Running Tesseract in Fire¶

In order to run Tesseract, perform the below installation steps:

Download & Install the Tesseract Language Data files¶

Download and Install the tesseract language data files on each of the worker nodes of the cluster
Install them in the same directory on each of the worker nodes
- git clone https://github.com/tesseract-ocr/tessdata.git
Make sure that the tessdata directory is accessible to all the users.
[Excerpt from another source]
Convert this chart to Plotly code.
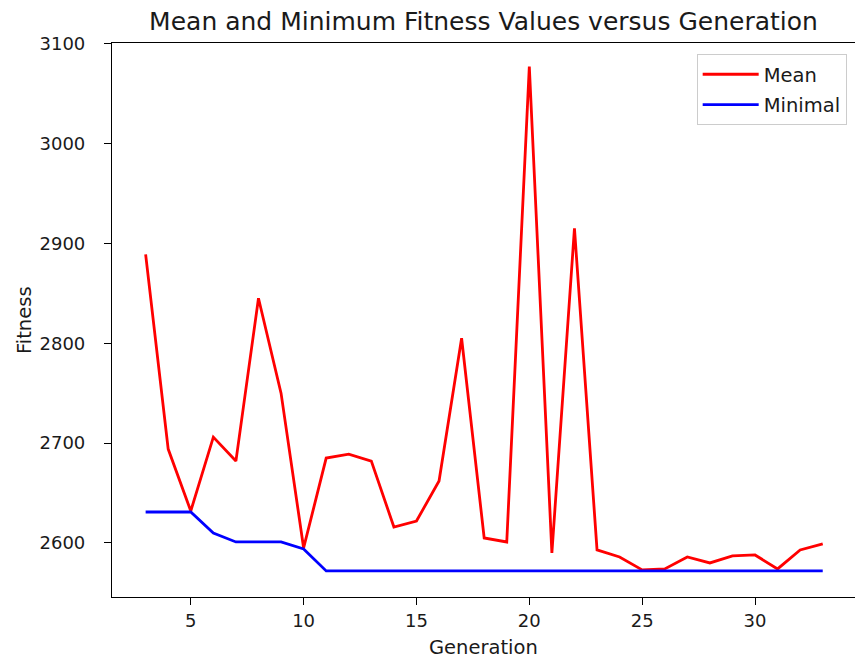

Set TESSDATA_PREFIX as an Environment Variable and restart the Sparkflows server¶

Point the environment variable TESSDATA_PREFIX to the tessdata directory
- export TESSDATA_PREFIX=/home/centos/tessdata
Restart the sparkflows server
If the above is not done correctly, then the Sparkflows server would exit when any OCR node is run

Include TESSDATA_PREFIX in spark configs when submitting the job¶

Include the following in spark configs when running workflows containing the OCR node:

--conf spark.executorEnv.TESSDATA_PREFIX=/home/centos/tessdata
where the tesseract language data files are in /home/centos/tessdata directory on each of the worker nodes

Error if TESSDATA_PREFIX is not set correctly¶

If TESSDATA_PREFIX is not set, the spark program would run into the error below.

Error opening data file /Users/saudet/projects/bytedeco/javacpp-presets/tesseract/cppbuild/macosx-x86_64/share/tessdata/eng.traineddata
Please make sure the TESSDATA_PREFIX environment variable is set to the parent directory of your “tessdata” directory.
Failed loading language ‘eng’
Tesseract couldn’t load any languages!